O imposto único vai ser cobrado na origem, mas a parte dos estados vai ser distribuída por um Índice de Consumo, a ser criado pelo IBGE com base no consumo do último ano, e a apuração será feita todo ano, para gerar uma tabela correspondente ao que cada estado terá direito. Uma parcela caberá ao estado de origem sobre tudo e a parcela maior será distribuída pelo consumo, proporcionalmente.
Mesmo se houver a mudança na forma de cobrança dos impostos, restará ainda a discussão sobre a finalidade dos royalties. Mercadante quer criar um fundo para financiar pesquisas de fontes alternativas de energia, ações na área do meio ambiente e até mesmo ajudar a Previdência Social, baseado no fato de que, por ser um bem exaurível, o petróleo tem que ser usado para beneficiar as futuras gerações.

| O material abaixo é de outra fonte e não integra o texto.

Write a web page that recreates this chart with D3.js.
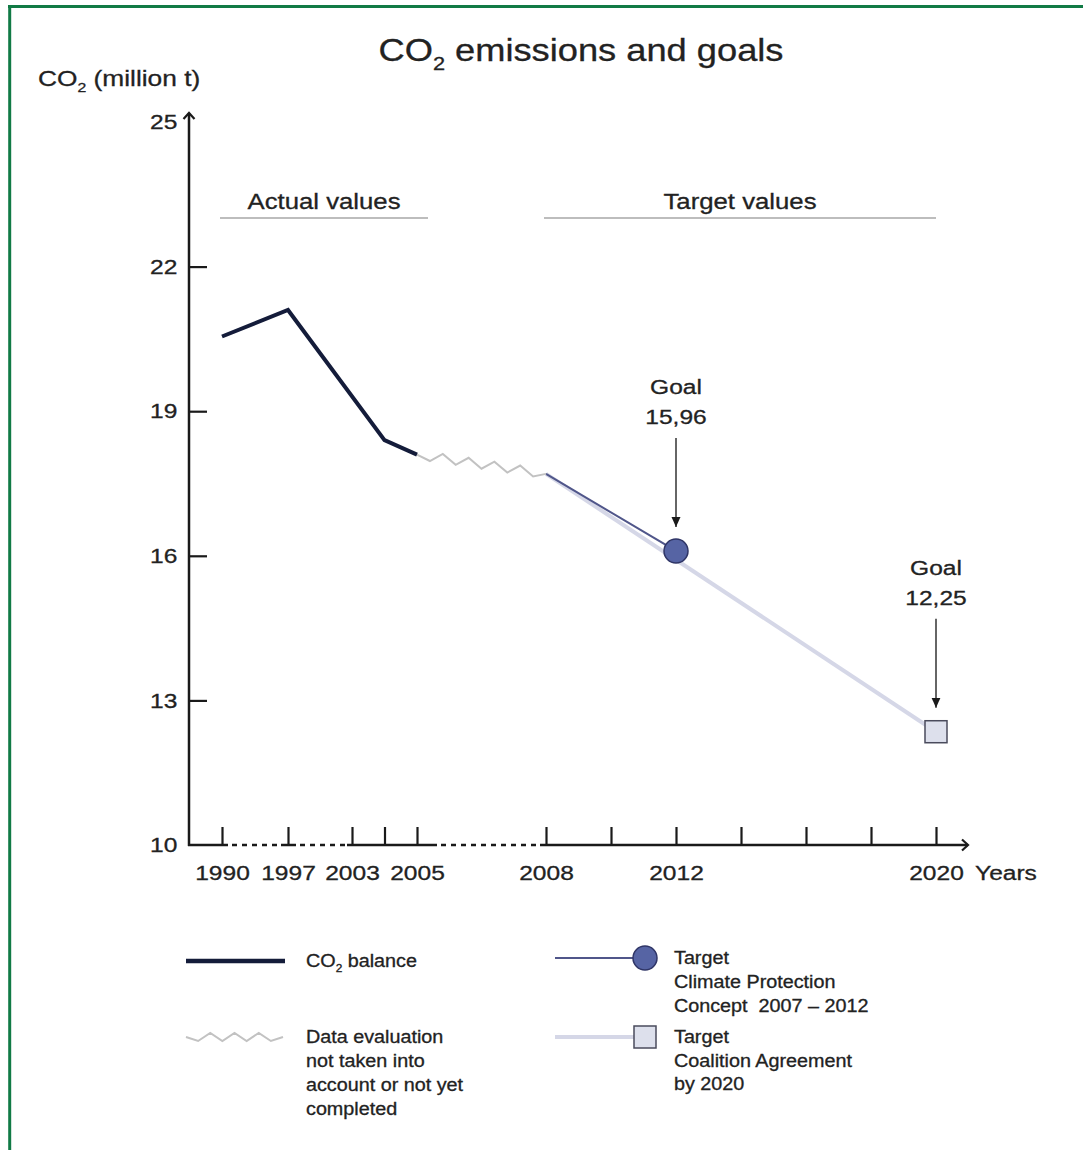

Com o mesmo argumento, os defensores dos royalties como compensação aos impactos pela exploração do petróleo acham que esse dinheiro tem que ajudar os municípios a prepararem seu futuro, quando o petróleo acabar.
O clientelismo que marca a política no Estado do Rio, no entanto, impede que esse futuro seja preparado em troca de vantagens imediatas.
Dados da Universidade Cândido Mendes e do Centro Federal de Educação Tecnológica de Campos mostram que os recursos provenientes dos royalties estão sendo desperdiçados pelas prefeituras, que, ao invés de investirem em obras de infra-estrutura ou de preservação do meio ambiente, gastam com a máquina pública.
O melhor exemplo da utilização virtuosa do dinheiro dos royalties é o município de Rio das Ostras, terceiro maior beneficiado, que investe cerca de 60% dos recursos e tem a maior renda per capita do estado: R$ 8.791, enquanto a média estadual é de R$ 1.269.
Em vez de tentar alterar a distribuição dos royalties, talvez fosse melhor o Congresso atrelar o dinheiro arrecadado à obrigatoriedade de investimentos sociais, como educação, saúde, saneamento e meio ambiente.